Having fewer tyres is definitely a factor, because it’s always nice to start a stint with new tyres. Which factor is more important is difficult to judge because everything is still changing. We have a new hard Pirelli compound this weekend, so it won’t be the same as it was in Turkey. We’ll have to see if the window is still the same, or if the gap between the primes and the option is even bigger, and if the degradation is reduced.

There’s a big update on the Toro Rosso here. Will it make a difference?
Honestly? I won’t know until I see the laptimes. I mean if it’s good then I’ll feel it on track; you kinda know if something works or it doesn’t – but it’s the timing screens that ultimately tell the story.

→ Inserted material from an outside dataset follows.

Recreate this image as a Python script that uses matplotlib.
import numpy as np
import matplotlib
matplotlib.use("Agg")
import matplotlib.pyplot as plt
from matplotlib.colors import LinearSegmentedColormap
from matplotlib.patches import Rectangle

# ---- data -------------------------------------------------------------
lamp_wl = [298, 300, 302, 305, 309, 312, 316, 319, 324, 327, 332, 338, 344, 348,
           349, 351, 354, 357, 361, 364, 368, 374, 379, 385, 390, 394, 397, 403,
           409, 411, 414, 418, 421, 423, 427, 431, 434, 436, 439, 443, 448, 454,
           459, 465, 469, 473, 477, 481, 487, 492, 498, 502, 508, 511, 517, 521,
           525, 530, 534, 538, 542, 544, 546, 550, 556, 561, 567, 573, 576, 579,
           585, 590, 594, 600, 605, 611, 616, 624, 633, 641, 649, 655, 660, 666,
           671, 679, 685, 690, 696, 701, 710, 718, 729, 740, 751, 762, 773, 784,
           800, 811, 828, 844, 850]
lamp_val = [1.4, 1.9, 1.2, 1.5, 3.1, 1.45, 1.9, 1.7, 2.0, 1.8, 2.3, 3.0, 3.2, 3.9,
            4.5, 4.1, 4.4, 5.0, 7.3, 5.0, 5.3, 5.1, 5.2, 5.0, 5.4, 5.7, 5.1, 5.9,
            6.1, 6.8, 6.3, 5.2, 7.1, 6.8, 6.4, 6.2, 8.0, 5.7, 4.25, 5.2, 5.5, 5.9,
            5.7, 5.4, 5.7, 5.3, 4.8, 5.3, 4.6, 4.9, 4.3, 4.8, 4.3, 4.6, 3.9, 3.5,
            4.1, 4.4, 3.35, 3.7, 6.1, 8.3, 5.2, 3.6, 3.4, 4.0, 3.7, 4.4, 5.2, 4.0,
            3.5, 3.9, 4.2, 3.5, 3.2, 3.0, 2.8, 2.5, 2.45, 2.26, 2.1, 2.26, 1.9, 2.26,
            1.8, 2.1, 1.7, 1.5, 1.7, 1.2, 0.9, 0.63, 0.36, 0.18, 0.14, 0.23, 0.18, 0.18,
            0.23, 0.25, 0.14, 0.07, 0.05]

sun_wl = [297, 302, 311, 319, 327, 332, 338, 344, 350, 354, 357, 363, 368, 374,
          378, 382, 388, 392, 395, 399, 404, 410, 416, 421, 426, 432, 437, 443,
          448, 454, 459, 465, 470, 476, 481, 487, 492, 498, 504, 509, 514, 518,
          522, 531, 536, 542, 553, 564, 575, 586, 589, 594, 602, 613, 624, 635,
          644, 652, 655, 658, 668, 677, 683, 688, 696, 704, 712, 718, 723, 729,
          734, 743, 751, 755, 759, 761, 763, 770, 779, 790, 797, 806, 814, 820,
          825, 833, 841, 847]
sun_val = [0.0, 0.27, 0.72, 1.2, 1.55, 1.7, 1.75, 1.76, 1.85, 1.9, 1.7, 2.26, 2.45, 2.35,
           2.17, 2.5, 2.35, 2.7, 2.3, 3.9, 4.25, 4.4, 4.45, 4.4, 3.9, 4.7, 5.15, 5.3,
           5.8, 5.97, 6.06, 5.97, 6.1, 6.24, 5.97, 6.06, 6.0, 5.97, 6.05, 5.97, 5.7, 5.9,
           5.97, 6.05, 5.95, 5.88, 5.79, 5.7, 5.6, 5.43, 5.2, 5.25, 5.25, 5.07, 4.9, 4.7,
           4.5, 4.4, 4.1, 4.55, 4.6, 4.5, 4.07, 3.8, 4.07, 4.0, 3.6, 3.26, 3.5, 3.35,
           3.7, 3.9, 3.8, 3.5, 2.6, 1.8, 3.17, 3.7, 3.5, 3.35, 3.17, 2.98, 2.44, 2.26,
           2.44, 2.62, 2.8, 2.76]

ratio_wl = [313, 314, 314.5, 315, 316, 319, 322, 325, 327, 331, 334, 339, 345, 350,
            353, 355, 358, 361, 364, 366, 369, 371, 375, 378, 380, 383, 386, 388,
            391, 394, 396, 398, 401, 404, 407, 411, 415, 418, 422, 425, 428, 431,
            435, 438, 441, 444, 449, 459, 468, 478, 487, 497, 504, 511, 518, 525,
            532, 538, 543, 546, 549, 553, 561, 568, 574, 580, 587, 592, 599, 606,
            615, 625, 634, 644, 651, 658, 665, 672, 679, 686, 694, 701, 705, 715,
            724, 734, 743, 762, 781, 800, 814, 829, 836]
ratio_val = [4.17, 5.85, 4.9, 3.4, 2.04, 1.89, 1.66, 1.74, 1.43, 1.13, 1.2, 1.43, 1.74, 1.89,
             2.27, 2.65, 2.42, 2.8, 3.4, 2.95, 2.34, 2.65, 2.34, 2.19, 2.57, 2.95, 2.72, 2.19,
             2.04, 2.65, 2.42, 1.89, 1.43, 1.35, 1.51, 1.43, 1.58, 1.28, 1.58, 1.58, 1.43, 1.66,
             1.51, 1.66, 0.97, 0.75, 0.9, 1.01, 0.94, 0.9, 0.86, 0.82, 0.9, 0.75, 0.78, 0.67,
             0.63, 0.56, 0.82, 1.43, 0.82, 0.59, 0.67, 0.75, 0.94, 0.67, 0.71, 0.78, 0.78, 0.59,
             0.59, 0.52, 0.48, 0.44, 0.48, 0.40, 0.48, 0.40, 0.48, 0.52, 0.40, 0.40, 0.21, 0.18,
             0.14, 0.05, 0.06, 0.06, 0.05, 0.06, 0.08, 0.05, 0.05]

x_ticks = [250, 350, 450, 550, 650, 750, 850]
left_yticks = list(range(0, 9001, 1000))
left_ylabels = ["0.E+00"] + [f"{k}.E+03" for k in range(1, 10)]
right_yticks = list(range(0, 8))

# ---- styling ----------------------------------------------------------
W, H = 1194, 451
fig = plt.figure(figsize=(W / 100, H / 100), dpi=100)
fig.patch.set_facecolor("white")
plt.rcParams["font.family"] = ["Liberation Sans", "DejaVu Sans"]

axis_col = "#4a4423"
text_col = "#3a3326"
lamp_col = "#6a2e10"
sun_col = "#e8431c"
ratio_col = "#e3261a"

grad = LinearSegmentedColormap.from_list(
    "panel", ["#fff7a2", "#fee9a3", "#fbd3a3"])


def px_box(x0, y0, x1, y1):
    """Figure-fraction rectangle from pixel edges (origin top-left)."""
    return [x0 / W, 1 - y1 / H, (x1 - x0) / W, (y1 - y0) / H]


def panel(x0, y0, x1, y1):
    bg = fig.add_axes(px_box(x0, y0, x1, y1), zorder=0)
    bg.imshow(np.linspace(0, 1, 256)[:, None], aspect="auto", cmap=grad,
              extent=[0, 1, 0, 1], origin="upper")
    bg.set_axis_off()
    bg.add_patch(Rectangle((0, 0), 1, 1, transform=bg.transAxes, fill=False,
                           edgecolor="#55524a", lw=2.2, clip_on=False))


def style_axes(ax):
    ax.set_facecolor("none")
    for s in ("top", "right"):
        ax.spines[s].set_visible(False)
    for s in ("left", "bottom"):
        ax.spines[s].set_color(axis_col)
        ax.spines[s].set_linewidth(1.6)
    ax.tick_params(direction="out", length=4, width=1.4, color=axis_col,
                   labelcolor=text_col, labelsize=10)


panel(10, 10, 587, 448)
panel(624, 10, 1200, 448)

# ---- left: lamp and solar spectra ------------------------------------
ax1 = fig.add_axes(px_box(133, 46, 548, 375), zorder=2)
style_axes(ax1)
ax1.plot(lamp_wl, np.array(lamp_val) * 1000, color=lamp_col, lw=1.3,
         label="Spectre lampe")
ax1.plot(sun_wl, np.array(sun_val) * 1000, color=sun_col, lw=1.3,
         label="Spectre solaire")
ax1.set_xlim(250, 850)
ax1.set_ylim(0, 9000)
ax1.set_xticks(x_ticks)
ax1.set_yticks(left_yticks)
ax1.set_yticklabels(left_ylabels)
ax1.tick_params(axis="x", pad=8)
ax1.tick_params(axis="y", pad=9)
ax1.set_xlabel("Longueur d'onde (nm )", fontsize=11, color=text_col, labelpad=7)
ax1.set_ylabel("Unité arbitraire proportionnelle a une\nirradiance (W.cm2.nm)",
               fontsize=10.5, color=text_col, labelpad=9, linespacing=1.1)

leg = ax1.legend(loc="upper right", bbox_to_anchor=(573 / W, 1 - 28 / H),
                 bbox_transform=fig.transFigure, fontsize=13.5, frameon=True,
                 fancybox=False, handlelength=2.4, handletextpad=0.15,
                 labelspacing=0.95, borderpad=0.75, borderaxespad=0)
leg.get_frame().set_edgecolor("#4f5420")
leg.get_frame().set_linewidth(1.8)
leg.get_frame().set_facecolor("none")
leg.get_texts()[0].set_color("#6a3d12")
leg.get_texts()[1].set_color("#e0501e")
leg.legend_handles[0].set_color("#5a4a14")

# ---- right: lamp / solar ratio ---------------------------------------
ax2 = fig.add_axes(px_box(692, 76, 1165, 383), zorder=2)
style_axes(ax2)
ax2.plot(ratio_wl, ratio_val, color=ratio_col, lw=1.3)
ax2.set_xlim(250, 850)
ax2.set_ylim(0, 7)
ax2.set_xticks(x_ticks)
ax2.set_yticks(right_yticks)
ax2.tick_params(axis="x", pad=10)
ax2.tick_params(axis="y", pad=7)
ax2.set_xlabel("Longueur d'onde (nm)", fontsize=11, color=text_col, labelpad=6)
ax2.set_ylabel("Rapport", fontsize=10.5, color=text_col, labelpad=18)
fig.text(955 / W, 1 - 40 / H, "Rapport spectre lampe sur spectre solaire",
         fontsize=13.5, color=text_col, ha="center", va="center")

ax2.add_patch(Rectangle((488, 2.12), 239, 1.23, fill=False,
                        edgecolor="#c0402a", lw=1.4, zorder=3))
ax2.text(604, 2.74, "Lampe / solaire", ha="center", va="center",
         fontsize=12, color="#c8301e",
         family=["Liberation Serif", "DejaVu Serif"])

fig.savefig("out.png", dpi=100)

When did you first see a grand prix as this track?
I’ve seen plenty – mostly when Schumacher was winning all the time. The first one I came to was 2000. I was cheering on [fellow Catalan] Marc Gené, who was driving for Minardi.

That was before the Spanish Grand Prix caught Alonso fever. Were you cheering him on in his championship years with Renault?
It was crazy here when Alonso started to win everything. I hope I can generate that sort of reaction from the spectators myself one day! In 2005 I was already signed with Red Bull, it was my first year in the programme, so my loyalties were there – but I think I may have been quietly offering Fernando a little bit of support!

Of course, whatever you do in F1, Spain is still the land of motorcycle racing – so why did you, Fernando, Gené and Pedro de la Rosa choose cars over bikes?
For me it was mostly because I don’t like the pain! My Dad was a bike rider and runs a bike magazine, so I guess I should have been a bike rider. I started on bikes at about the same time I started in karts, and I did plenty of stuff on motocross and road bikes when I was nine or ten, but pretty soon it was clear in my mind that I didn’t want to get hurt. The thing about bikes is that when you try to push, brake later, go in tighter, eventually you over do it come off. And it hurts. I didn’t like the injuries and decided karts were the safer option. I think that made my Mum happy!